Stephen Malkmus & The Jicks: Real Emotional Trash

Stephen Malkmus and the Jicks
Real Emotional Trash
Matador
2008-03-04

Thick swaths of amplified electric guitar kick off Stephen Malkmus’ fourth post-Pavement album (the second credited to the Jicks), a flashpot smoking, hash-redolent bit of 1970s rock homage that will put you in mind of Blue Cheer and Black Sabbath. It’s a fitting start to a record that was, reportedly, built though free-form jam sessions with Malkmus, long-time Jicks Joanna Bolme and Mike Clark, and new recruit Janet Weiss hammering through the slow rhythms and serpentine flourishes of its extended, loosely structured cuts. But the thing about jams is that they’re more fun for participants than they are for listeners. At some point, the groove has to turn into a song, or no one’s going to want to listen.

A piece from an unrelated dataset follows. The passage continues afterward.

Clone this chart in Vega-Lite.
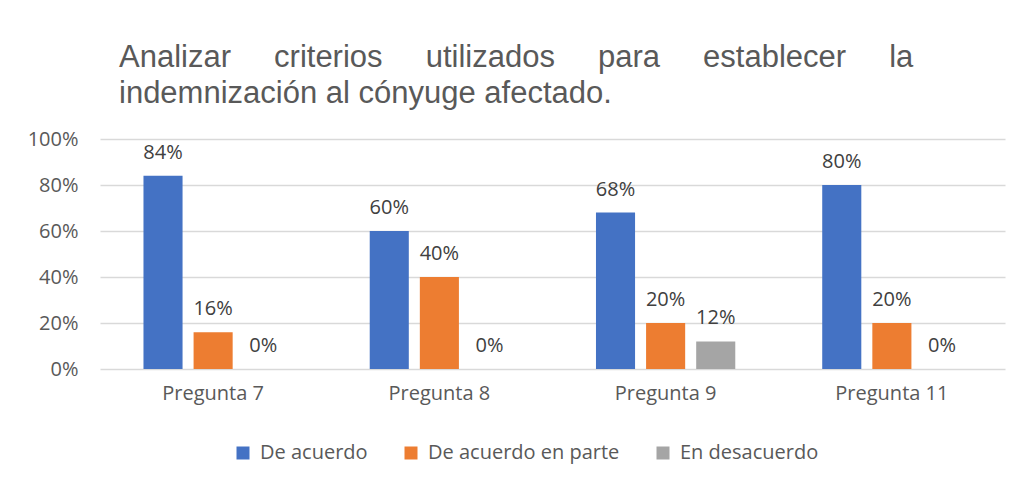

Real Emotional Trash accomplishes this intermittently, but not every time, and Malkmus seems to know it. “Of all my stoned digressions / some have mutated into the truth,” he observes, as the guitar haze of “Dragonfly Pie” briefly clears. Some is the key word here, because there are long stretches of digression here, and only occasional flashes of truth.

“Baltimore”, the first single, is arguably the most successful at fusing Malkmus’ outside-the-lines guitar playing with a memorable melody. It’s huge washes of altered guitars and anxious clatter of drums are wed to a song that’s almost folky, and built on measured, modal melodies. There’s a break, mid-cut, where choppy chords punctuate a chorus and warm, viscous guitar runs crest and recede like a long-lost Thin Lizzy bridge. It’s loosely strung, but never gets lost, not even in the jammy coda where everyone freaks, continuously, only to pull back into the central riff at the end. You can see how it might have been built on improvisation, but was later codified, cleaned up and made into an accessible package.

Similarly, “Cold Son” follows a thread of memorable melody, gaining tension out of its squiggly, space age keyboards and palm muted strums, but slicking it all over with the easy tunefulness of the chorus. And “Hopscotch Willie”, where you can hear Ms. Weiss the best, slips in some glossy teardrop-shape blots of sound that will remind you of George Harrison. Now that the band is half girls, there are lots of pretty female harmonies and flourishes in the mix, wafting guitar-heavy interludes into pop.

The writing is clever as always, full of trippy ellipses, brightly colored metaphors and sudden flashes of insight. “Hopscotch Willie” and “Wicked Wanda”, both not-so-far from Pavement’s sound musically, construct line-drawn characters out of offhand alliterations. “Wicked wicked Wanda / I’d rather take Rwanda,” deadpans Malkmus in the album’s final track, limning the Hollywood heartless woman with “no time to accommodate.” Malkmus takes a poke at his own “Do Not Feed the Oyster” in “Cold Son”, asking, “Who was it that said, ‘the world is your oyster’? / I feel like a nympho in a cloister.” It’s all very knowing and arch, but not labored over. You might, in conversation with a very smart, very funny, very stoned person who has suddenly started to rhyme.

Yet the longer tracks (“Elmo Delmo” and, particularly, the title cut) bog down in endless noodling. There’s nothing wrong with the jam — they’re all skilled musicians and obviously enjoying things — but it never goes anywhere. As Malkmus observes in the midst of “Real Emotional Trash”, “The trail has two ruts / one is just a tunnel / the other is a funnel to the tune.” If Real Emotional Trash falls short of Pig Lib, it’s because we’re spending too much time in the tunnel, and not enough in the funnel to the tune.